Through continued stocking of our etsy shop and then adding another shop, the Vermont Branch Company, over a year ago to capatilize on the Vermont name brand, our sales continued to grow.  We also started making wedding decorations which resulted in higher volume sales.  For example, someone might order 150 birch branch place card holders.  Last year, before expenses, we had $20,000 in sales and Mike had about $10,000 in property maintenance accounts. 

This year we are on track to have $38,000 - $40,000 in sales before taking out for expenses and shipping costs.  (We now have 6 wholesale accounts.)  Mike will take on less property maintenance jobs as a result and we will spend more time on the business and homestead. 

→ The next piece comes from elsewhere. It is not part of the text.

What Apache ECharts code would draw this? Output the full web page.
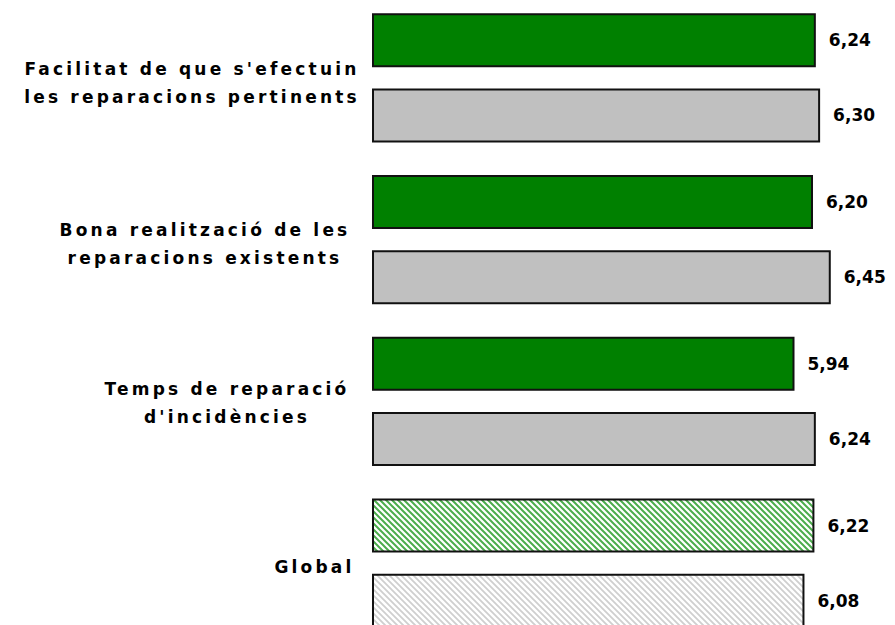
<!DOCTYPE html>
<html>
<head>
<meta charset="utf-8">
<script src="https://cdn.jsdelivr.net/npm/echarts@6/dist/echarts.min.js"></script>
<style>
html,body{margin:0;padding:0;background:#fff}
#c{width:895px;height:625px}
#c text[style*="sans-serif"]{letter-spacing:3.2px}
</style>
</head>
<body>
<div id="c"></div>
<script>
const categories = [
  "Facilitat de que s'efectuin\nles reparacions pertinents",
  "Bona realització de les\nreparacions existents",
  "Temps de reparació\nd'incidències",
  "Global"
];
const greenValues = [6.24, 6.20, 5.94, 6.22];
const grayValues = [6.30, 6.45, 6.24, 6.08];

// per-category placement of the label block (layout only): [top, right, bottom, left]
const labelPadding = [[-23, 26, 0, 0], [-23.5, 0, 0, 0], [-26.5, 0, 0, 44], [-10, 0, 0, 219]];

function hatch(color, lineW) {
  const c = document.createElement('canvas');
  c.width = 6; c.height = 6;
  const g = c.getContext('2d');
  g.fillStyle = '#fff'; g.fillRect(0, 0, 6, 6);
  g.strokeStyle = color; g.lineWidth = lineW;
  g.beginPath();
  g.moveTo(-6, -6); g.lineTo(12, 12);
  g.moveTo(-6, 0); g.lineTo(6, 12);
  g.moveTo(0, -6); g.lineTo(12, 6);
  g.stroke();
  return { image: c, repeat: 'repeat' };
}

const fmt = p => p.value.toFixed(2).replace('.', ',');
const lastIdx = categories.length - 1;

function buildData(values, solid, pattern) {
  return values.map((v, i) => ({
    value: v,
    itemStyle: { color: i === lastIdx ? pattern : solid }
  }));
}

const valueLabel = {
  show: true, position: 'right', distance: 13, formatter: fmt,
  fontFamily: 'DejaVu Sans', fontWeight: 'bold', fontSize: 17, color: '#000'
};

const chart = echarts.init(document.getElementById('c'), null, { renderer: 'svg' });
chart.setOption({
  animation: false,
  backgroundColor: '#fff',
  grid: { left: 372, top: -3, width: 497.9, height: 647, containLabel: false, outerBoundsMode: 'none' },
  xAxis: { type: 'value', min: 0, max: 7, show: false },
  yAxis: {
    type: 'category', inverse: true,
    data: categories.map((c, i) => ({
      value: c,
      textStyle: { align: 'center', verticalAlign: 'top', padding: labelPadding[i] }
    })),
    axisLine: { show: false }, axisTick: { show: false }, splitLine: { show: false },
    axisLabel: {
      margin: 167, align: 'center', lineHeight: 28,
      fontFamily: '"DejaVu Sans", sans-serif', fontWeight: 'bold', fontSize: 17, color: '#000'
    }
  },
  series: [
    {
      type: 'bar', barWidth: 54, barGap: '39%',
      data: buildData(greenValues, '#008000', hatch('#4cad4c', 2)),
      itemStyle: { borderColor: '#111', borderWidth: 2 },
      label: valueLabel
    },
    {
      type: 'bar', barWidth: 54, barGap: '39%',
      data: buildData(grayValues, '#c0c0c0', hatch('#cfcfcf', 1.8)),
      itemStyle: { borderColor: '#111', borderWidth: 2 },
      label: valueLabel
    }
  ]
});
</script>
</body>
</html>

A key for us is to have very few expenses.  We are still using an eight year old desk top computer with dial up.  For tools, Mike has a chop saw, small table saw, and sander.  The rest of the tools are hand tools.  We still don't have a workshop.  Mike works in the basement on the dirt floor with a desk lamp hanging from the ceiling.  He has to go outside first to get downstairs.  We have piles of products here and there in various stages of completion.  Our stainless steel kitchen island also serves as a sanding, drilling and hand work station.

A workshop and studio is in our plans but it may still be several years away.   This year a small barn is a must in order to get our dairy goats and move our chickens into a better coop.  We make do and think through every expense and whether or not it will really make a difference and result in more income or not and if we can afford it.  Our new purchase this year for the business will be a drill press.  We are very excited about that, but again, it will be an inexpensive one, probably about $150.00.

We also have bought very little advertising and only yesterday did I purchase my first advertising spot on a blog I enjoy, Farmama. 

I don't think our business  fits any business model.  Instead we do things very simply, one piece at a time, one day at a time, work consistently, and keep the faith.

If you have any questions, check back here in the comments, as I will do my best to answer them.